From genes to function: a deep dive into motoneuron bistability – MOTOBIS

The complexity of motor control continues to astonish neuroscientists. While the brain is often seen as the primary controller of movements, recent studies indicate that motoneurons from the spinal cord, which directly control muscles, play a more pivotal role than once believed. These motoneurons exhibit a unique firing characteristic known as "bistability." This behavior can be likened to a light switch with two positions: 'on' and 'off'. A brief excitation turns it 'on', and it remains so until a brief inhibition switches it 'off'. The 'on' state, marked by a self-sustained tonic spiking activity, seems ideal for motor tasks like posture. However, the role of bistable motoneurons in motor control remains enigmatic. Based on our previous publications on the subject (Nat. Medicine, Nat. Comm, Cell Reports...) and promising preliminary data, the project aims to elucidate the role of bistability in motor functions both under normal conditions and in the context of spasticity (hypertonia) that arises after a spinal cord injury.

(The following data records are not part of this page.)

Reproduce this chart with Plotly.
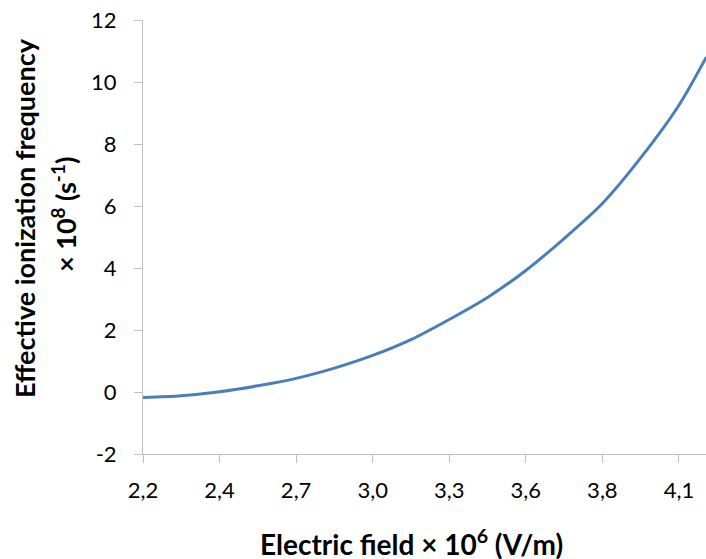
import plotly.graph_objects as go

# Electric field (x 10^6 V/m) and effective ionization frequency (x 10^8 s^-1)
electric_field = [2.16, 2.30, 2.44, 2.58, 2.72, 2.86, 3.00, 3.14, 3.28, 3.42,
                  3.56, 3.70, 3.84, 3.98, 4.12, 4.22]
ionization_freq = [-0.18, -0.12, 0.01, 0.20, 0.44, 0.77, 1.18, 1.69, 2.34, 3.05,
                   3.92, 4.95, 6.08, 7.55, 9.25, 10.80]

x_tick_vals = [2.16, 2.44, 2.72, 3.00, 3.28, 3.56, 3.84, 4.12]
x_tick_text = ["2,2", "2,4", "2,7", "3,0", "3,3", "3,6", "3,8", "4,1"]
y_tick_vals = [-2, 0, 2, 4, 6, 8, 10, 12]
y_tick_text = ["-2", "0", "2", "4", "6", "8", "10", "12"]

FONT = "Lato"
AXIS_COLOR = "#bfbfbf"

fig = go.Figure()
fig.add_trace(go.Scatter(
    x=electric_field, y=ionization_freq, mode="lines",
    line=dict(color="#4a7ebb", width=3, shape="spline", smoothing=0.8),
    showlegend=False, hoverinfo="skip",
))

fig.update_layout(
    width=706, height=559,
    margin=dict(l=143, r=0, t=20, b=105),
    paper_bgcolor="white", plot_bgcolor="white",
    font=dict(family=FONT, size=22, color="black"),
    xaxis=dict(
        range=[2.16, 4.219], tickmode="array", tickvals=x_tick_vals, ticktext=x_tick_text,
        showgrid=False, zeroline=False, showline=True, linecolor=AXIS_COLOR, linewidth=1,
        ticks="outside", ticklen=8, tickcolor=AXIS_COLOR, tickwidth=1, automargin=False,
        tickfont=dict(family=FONT, size=22, color="black"), ticklabelstandoff=9,
    ),
    yaxis=dict(
        range=[-2, 12], tickmode="array", tickvals=y_tick_vals, ticktext=y_tick_text,
        showgrid=False, zeroline=False, showline=True, linecolor=AXIS_COLOR, linewidth=1,
        ticks="outside", ticklen=8, tickcolor=AXIS_COLOR, tickwidth=1, automargin=False,
        tickfont=dict(family=FONT, size=22, color="black"), ticklabelstandoff=13,
    ),
    annotations=[
        dict(text="Electric field × 10<sup>6</sup> (V/m)", xref="paper", yref="paper",
             x=(411 - 143) / 563, y=-(542 - 454) / 434, xanchor="center", yanchor="middle",
             showarrow=False, font=dict(family=FONT, size=28, color="black", weight="bold")),
        dict(text="Effective ionization frequency", xref="paper", yref="paper",
             x=-(143 - 24) / 563, y=(454 - 218) / 434, xanchor="center", yanchor="middle",
             textangle=-90, showarrow=False,
             font=dict(family=FONT, size=27, color="black", weight="bold")),
        dict(text="× 10<sup>8</sup> (s<sup>-1</sup>)", xref="paper", yref="paper",
             x=-(143 - 64) / 563, y=(454 - 215) / 434, xanchor="center", yanchor="middle",
             textangle=-90, showarrow=False,
             font=dict(family=FONT, size=27, color="black", weight="bold")),
    ],
)

fig.write_html(
    "out.html",
    config={"displayModeBar": False},
    post_script="document.body.style.margin='0';document.body.style.overflow='hidden';",
)
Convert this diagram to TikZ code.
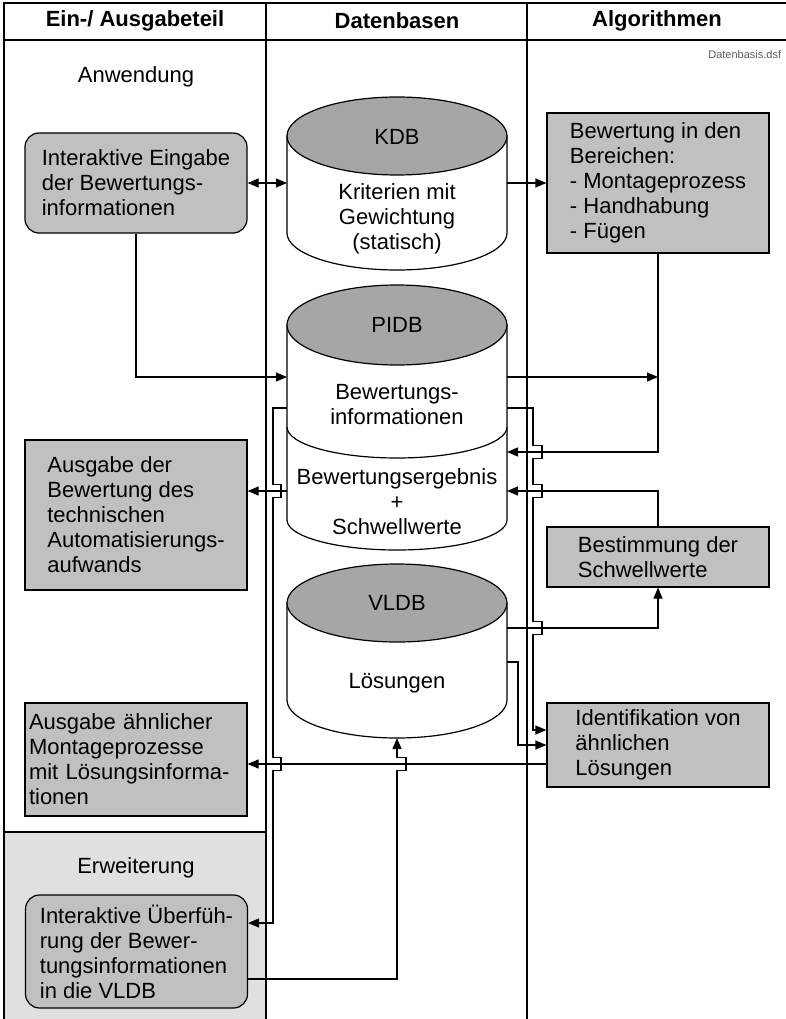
\documentclass[tikz,border=0pt]{standalone}
\usepackage{fontspec}
\setmainfont{Liberation Sans}
\usetikzlibrary{arrows.meta}
\definecolor{boxgray}{RGB}{192,192,192}
\definecolor{topgray}{RGB}{166,166,166}
\definecolor{areagray}{RGB}{224,224,224}
\definecolor{notegray}{RGB}{90,90,90}
\begin{document}
\begin{tikzpicture}[x=1pt,y=-1pt,line width=1.2pt,
  font=\fontsize{22}{25}\selectfont,
  >={Triangle[length=11pt,width=9pt]},
  frame/.style={line width=1.3pt},
  gbox/.style={draw, fill=boxgray, align=left, inner ysep=0pt, minimum width=222pt},
  rbox/.style={gbox, rounded corners=14pt},
  hdr/.style={font=\fontsize{22}{25}\selectfont\bfseries},
  cyl/.style={draw, fill=white},
  cyltop/.style={draw, fill=topgray},
  ghost/.style={inner sep=0pt, outer sep=0pt, minimum width=220pt},
]
\useasboundingbox (0,0) rectangle (786,1019);
% Erweiterung area
\fill[areagray] (4,832) rectangle (266,1019);
% frame
\draw[frame] (786,3) -- (4,3) -- (4,1019);
\draw[frame] (4,40) -- (786,40);
\draw[frame] (266,3) -- (266,1019);
\draw[frame] (527,3) -- (527,1019);
\draw[frame] (4,832) -- (266,832);
% headers
\node[hdr] (h1) at (135,21) {Ein-/ Ausgabeteil};
\node[hdr] (h2) at (397,21) {Datenbasen};
\node[hdr] (h3) at (657,21) {Algorithmen};
\node[font=\fontsize{11}{13}\selectfont, text=notegray, anchor=east] (dsf) at (785,55) {Datenbasis.dsf};
\node (anw) at (136,77) {Anwendung};
\node (erw) at (136,868) {Erweiterung};
% KDB
\path[cyl] (287,136) -- (287,233) arc[start angle=180,end angle=0,x radius=110,y radius=37] -- (507,136) -- cycle;
\path[cyltop] (397,136) ellipse[x radius=110,y radius=39];
% PIDB
\path[cyl] (287,325) -- (287,520) arc[start angle=180,end angle=0,x radius=110,y radius=30] -- (507,325) -- cycle;
\draw (287,427) arc[start angle=180,end angle=0,x radius=110,y radius=31];
\path[cyltop] (397,325) ellipse[x radius=110,y radius=40];
% VLDB
\path[cyl] (287,603) -- (287,700) arc[start angle=180,end angle=0,x radius=110,y radius=38] -- (507,603) -- cycle;
\path[cyltop] (397,603) ellipse[x radius=110,y radius=39];
% ghost nodes for the databases
\node[ghost, minimum height=173pt] (kdb) at (397,183.5) {};
\node[ghost, minimum height=265pt] (pidb) at (397,417.5) {};
\node[ghost, minimum height=174pt] (vldb) at (397,651) {};
% database texts
\node (kdbt) at (397,137) {KDB};
\node[align=center] (kdbx) at (397,219) {Kriterien mit\\Gewichtung\\(statisch)};
\node (pidbt) at (397,325) {PIDB};
\node[align=center] (pidbx) at (397,405) {Bewertungs-\\informationen};
\node[align=center] (pidby) at (397,502) {Bewertungsergebnis\\+\\Schwellwerte};
\node (vldbt) at (397,603) {VLDB};
\node (vldbx) at (397,683) {Lösungen};
% boxes
\node[rbox, minimum height=100pt] (e1) at (136,183) {Interaktive Eingabe\\der Bewertungs-\\informationen};
\node[gbox, minimum height=150pt] (a2) at (136,515) {Ausgabe der\\Bewertung des\\technischen\\Automatisierungs-\\aufwands};
\node[gbox, text width=214pt, inner xsep=4pt, minimum height=113pt] (a3) at (136,759.5) {Ausgabe ähnlicher\\Montageprozesse\\mit Lösungsinforma-\\tionen};
\node[rbox, minimum height=113pt] (a4) at (136.5,951.5) {Interaktive Überfüh-\\rung der Bewer-\\tungsinformationen\\in die VLDB};
\node[gbox, minimum height=140pt] (b1) at (658,183) {Bewertung in den\\Bereichen:\\- Montageprozess\\- Handhabung\\- Fügen};
\node[gbox, minimum height=60pt] (b2) at (658,557) {Bestimmung der\\Schwellwerte};
\node[gbox, minimum height=84pt] (b3) at (658,745) {Identifikation von\\ähnlichen\\Lösungen};
% levels
\coordinate (yA) at (0,377);
\coordinate (yB) at (0,452);
\coordinate (yC) at (0,491);
\coordinate (yD) at (0,628);
\coordinate (yE) at (0,408);
\coordinate (yF) at (0,730);
\coordinate (yG) at (0,923);
\coordinate (yH) at (0,662);
\coordinate (yI) at (0,764);
\coordinate (yJ) at (0,979);
% connectors
\draw[<->] (e1.east) -- (e1.east -| kdb.west);
\draw[->] (kdb.east |- b1.west) -- (b1.west);
\draw[->] (e1.south) |- (pidb.west |- yA);
\draw[->] (pidb.east |- yA) -- (b1.south |- yA);
\draw[->] (b1.south) |- (pidb.east |- yB);
\draw[->] (b2.north) |- (pidb.east |- yC);
\draw[->] (vldb.east |- yD) -| (b2.south);
\draw[->] (pidb.east |- yE) -- (533,408) -- (533,445.5) -- (542,445.5) -- (542,458.5) -- (533,458.5)
  -- (533,484.5) -- (542,484.5) -- (542,497.5) -- (533,497.5)
  -- (533,621.5) -- (542,621.5) -- (542,634.5) -- (533,634.5) -- (533,730) -- (b3.west |- yF);
\draw[->] (pidb.west |- yE) -- (273,408) -- (273,484.5) -- (281,484.5) -- (281,497.5) -- (273,497.5)
  -- (273,757.5) -- (281,757.5) -- (281,770.5) -- (273,770.5) -- (273,923) -- (a4.east |- yG);
\draw[->] (pidb.west |- yC) -- (a2.east |- yC);
\draw[->] (vldb.east |- yH) -- (518,662) |- (b3.west);
\draw[->] (b3.west |- yI) -- (a3.east |- yI);
\draw[->] (a4.east |- yJ) -- (397,979) -- (397,770.5) -- (406,770.5) -- (406,757.5) -- (397,757.5) -- (vldb.south);
\end{tikzpicture}
\end{document}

To effectively execute this project, we leverage the established collaboration among three partners, each bringing distinct yet complementary expertise spanning from molecular insights to computational and integrative neurosciences. The project is structured into 3 main axes: 1) A transcriptomic study of bistable motoneurons, focusing on ion channels and motoneuron typology, supplemented by research into their presence in humans. 2) An investigation into the influence of bistability on motor functions, especially postural ones, shedding new light on the established dogma of the size principle regarding motoneuron recruitment. 3) A study of the alterations of bistability associated with spasticity. We are confident that this work will stand as a benchmark in the field, paving the way for innovative therapeutic approaches.